As a manufacturer bringing pharmaceutical product to the US market your company is always in the vigilant eyes of FDA. In the US, the FDA can drop in anytime to perform an unannounced GMP audit or investigation.
A GMP audit is conducted to check whether your company complies with the federal regulations, Code of Federal Regulations (CFR)and to identify if you have full control over your processes, facility and quality management system (QMS).
The regulatory authorities will notify you through Form 482: Notice of Inspection.
During an audit, your primary focus should be to demonstrate that you manufacture drugs within the scope and standards of Good Manufacturing Practices (GMP). Do not panic, simply ensure that the following six things are completely controlled – facility, equipments, raw materials, operating procedures, trained personnel, finished products along with a separate quality control department.

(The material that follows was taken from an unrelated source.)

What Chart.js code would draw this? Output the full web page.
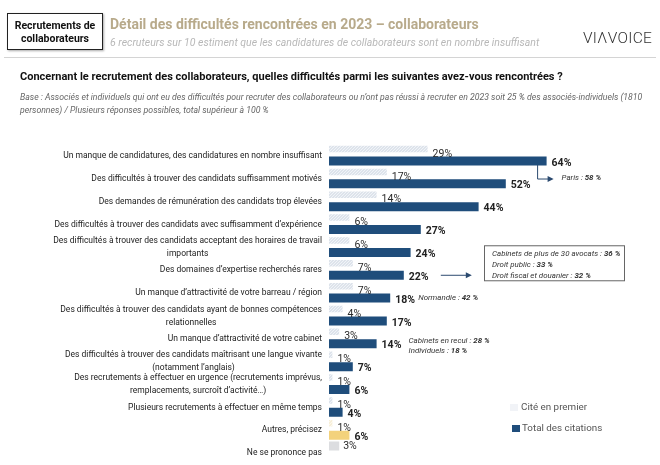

After an FDA GMP Audit you will receive a Form 483, in case the investigator has found GMP violations and deficiencies. You have to respond within a given time and demonstrate with your answer on hoe you will effectively eliminate the deficiencies and assure no reoccurrence. The inspection report will idly with you quickly, however that may take a certain amount of time and you should not wait in case of 483 deficiencies. If FDA does not accept your proposed corrective actions, there is a high likelihood than you will run into the risk of getting a warning letter by the FDA.
Are you prepared for any unexpected GMP auditing? Take the following actions to ensure that you pass the audit with flying colours even when you are least aware that investigators (auditors) have arrived to conduct a GMP audit.
Do Your Research
Have you reviewed the previous GMP inspections (audits)? If not, consider reviewing them at intervals to gain some insights. Check if all the previously reported deficiencies are closed. External investigators (auditors) also consider complaints, adverse reaction reports or any changes made in the manufacturing process.
Having some intelligence about the investigators (auditors) in your region is always a plus point.
Scrutinize Your Documents
Find out what documents and data the investigators (auditors) generally request. Make sure that they are all updated and are “controlled copies.” Detailed data on clinical research and safety practices should be in place.
The auditors typically review Site Master File (SMF) and Validation Master Plan (VMP) as soon as they reach the site. SMP is particularly important when major changes have taken place in the manufacturing unit or the auditor is new to the site. VMP gives information about any adverse reactions reported, product recalls, complaints, previous audit findings and your responses to each of them.
Train the Personnel
As a proactive and responsible authority, you should choose in advance which employees and supervisors will be interacting with the investigators (auditors). Teach them the basics of whatever will happen during the GMP audit and how they should respond to questions posed by the investigators (auditors). They should behave themselves well in a polite and friendly tone.
You can go an extra mile by training the employees on the auditing techniques. This will demonstrate that your employees are well trained and they actually know what they are doing.
Conduct a Mock Internal Audit
It is always beneficial to conduct self-inspections at regular intervals to ensure that the company adheres to codes of GMP. This will bring into notice the loopholes in current processes and equipments, that you can correct in time to stay a step ahead.
But if you never conducted an internal GMP audit, it’s highly likely that those same deficiencies will be noted by FDA investigators (auditors). It will for sure have a negative impact on your reputation as a manufacturer of drugs.
Of course, investigators (auditors) aren’t there to defame you, they just want to see whether your manufacturing facility complies with the guidelines and standards of GMP. Therefore being well-prepared in advance, an effective SOP and established quality management system (QMS) are the simple but wonderful secrets of success during any GMP audit.